I am running it in Mumbai region.

I just uploaded the script and run the CFN template on top.
Literally nothing else.
can you try executing it in my EU region?
not sure that could be the problem.

Cant run it in eu-west-1 as I run into services account issues i.e. I will need to increase the available compute on my professional account which I can’t do.

I see. I need to think further about to fix this then.

I am getting a 5 minute time on Start Script.
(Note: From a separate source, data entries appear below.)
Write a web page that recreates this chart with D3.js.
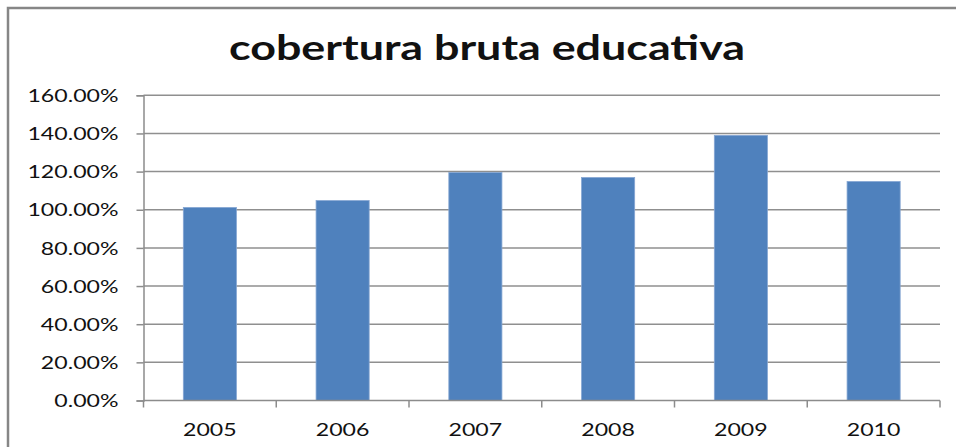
<!DOCTYPE html>
<meta charset="utf-8">
<style>
body { margin: 0; background: #fff; }
text { font-family: Lato, "Open Sans", sans-serif; fill: #111; }
.axis path, .axis line { fill: none; stroke: #8c8c8c; stroke-width: 1.5px; }
.grid line { stroke: #8f8f8f; stroke-width: 1.5px; }
</style>
<body>
<script src="https://d3js.org/d3.v7.min.js"></script>
<script>

var years = ["2005", "2006", "2007", "2008", "2009", "2010"];
var cobertura = [1.012, 1.048, 1.195, 1.169, 1.390, 1.148];
var yTicks = [0, 0.2, 0.4, 0.6, 0.8, 1.0, 1.2, 1.4, 1.6];
var title = "cobertura bruta educativa";

var W = 956, H = 447;
var margin = {top: 95.3, right: 16, bottom: 46.5, left: 143.5},
    width = W - margin.left - margin.right,
    height = H - margin.top - margin.bottom;

var svg = d3.select("body").append("svg")
    .attr("width", W)
    .attr("height", H);

// outer chart border (runs off the right and bottom edge)
svg.append("rect")
    .attr("x", 8).attr("y", 8)
    .attr("width", W).attr("height", H)
    .attr("fill", "none")
    .attr("stroke", "#868686")
    .attr("stroke-width", 2.5);

var x = d3.scaleBand()
    .domain(years)
    .range([0, width])
    .paddingInner(0.6)
    .paddingOuter(0.3);

var y = d3.scaleLinear()
    .domain([0, 1.6])
    .range([height, 0]);

var g = svg.append("g")
    .attr("transform", "translate(" + margin.left + "," + margin.top + ")");

// gridlines
g.append("g")
    .attr("class", "grid")
  .selectAll("line")
    .data(yTicks.slice(1))
  .enter().append("line")
    .attr("x1", 0).attr("x2", width)
    .attr("y1", function(d) { return y(d); })
    .attr("y2", function(d) { return y(d); });

g.selectAll(".bar")
    .data(years)
  .enter().append("rect")
    .attr("class", "bar")
    .attr("x", function(d) { return x(d); })
    .attr("width", x.bandwidth())
    .attr("y", function(d, i) { return y(cobertura[i]); })
    .attr("height", function(d, i) { return height - y(cobertura[i]); })
    .attr("fill", "#4F81BD")
    .attr("stroke", "#86A6D3")
    .attr("stroke-width", 0.8);

var yAxis = d3.axisLeft(y)
    .tickValues(yTicks)
    .tickFormat(d3.format(".2%"))
    .tickSize(7)
    .tickPadding(18);

g.append("g")
    .attr("class", "y axis")
    .call(yAxis)
    .selectAll("text")
    .style("font-size", "17px")
    .attr("dy", "0.36em");

// category axis: ticks between categories, Excel style
var xAxis = d3.axisBottom(x).tickSize(0).tickPadding(23);

var xg = g.append("g")
    .attr("class", "x axis")
    .attr("transform", "translate(0," + height + ")")
    .call(xAxis);
xg.select(".domain").attr("d", "M0,0H" + width);
xg.selectAll("text").style("font-size", "17px");

var step = x.step();
xg.selectAll(".divider")
    .data(d3.range(years.length + 1))
  .enter().append("line")
    .attr("x1", function(i) { return i * step; })
    .attr("x2", function(i) { return i * step; })
    .attr("y1", 0).attr("y2", 7);

// text in the source is stretched horizontally
svg.selectAll(".axis text").each(function() {
  var len = this.getComputedTextLength();
  d3.select(this)
      .attr("textLength", len * 1.36)
      .attr("lengthAdjust", "spacingAndGlyphs");
});

var t = svg.append("text")
    .attr("x", 487)
    .attr("y", 60)
    .attr("text-anchor", "middle")
    .style("font-size", "35px")
    .style("font-weight", "bold")
    .text(title);
t.attr("textLength", 516).attr("lengthAdjust", "spacingAndGlyphs");

</script>
</body>
</html>
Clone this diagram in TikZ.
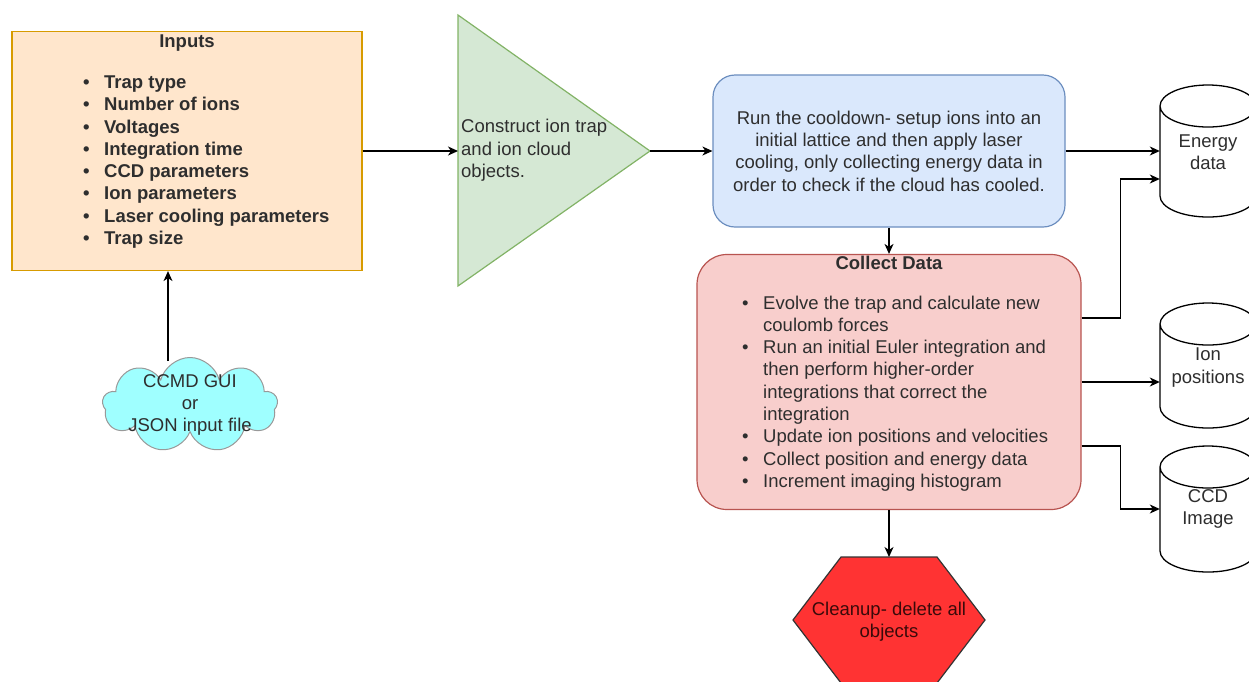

The following packages are causing the inconsistency:

  • defaults/noarch::numpydoc==0.9.2=py_0
  • defaults/noarch::s3fs==0.4.0=py_0
  • defaults/linux-64::python-language-server==0.31.9=py37_0
  • defaults/linux-64::spyder==4.1.2=py37_0
  • conda-forge/noarch::sphinx==3.0.4=py_0

In the following lines, should fastai2 be changed to fastai?

          echo "Update fastai library"
          pip install fastai2

          echo "Install the deps for the course"
          pip install fastai2>=0.0.11 graphviz ipywidgets matplotlib nbdev>=0.2.12 pandas scikit_learn azure-cognitiveservices-search-imagesearch sentencepiece

Anyone have luck using data parallel (dp) or distributed data parallel (ddp) with sagemaker instances or training jobs? I have tried using learner.parallel_ctx and learner.distributed_ctx on an ml.p3.8xlarge training instance (4x V100), but it is training at same speed as p3.2xlarge.

Based off reading this post, Distributed and parallel training... explained, it seems using ddp won’t work since sagemaker will kick off 1 python process when launching a train script. It also seems with the p3.8xlarge, the GPUs are only available as parallel not distributed:

rank_distrib() == 0
num_distrib() == 0
torch.cuda.device_count() == 4

Despite trying both distributed and parallel ctx, can’t seem to get the increase to multiple GPUs working.

Edit - Made a post detailing what I’ve tried. Haven’t had much luck with anything more than 1 GPU with SageMaker.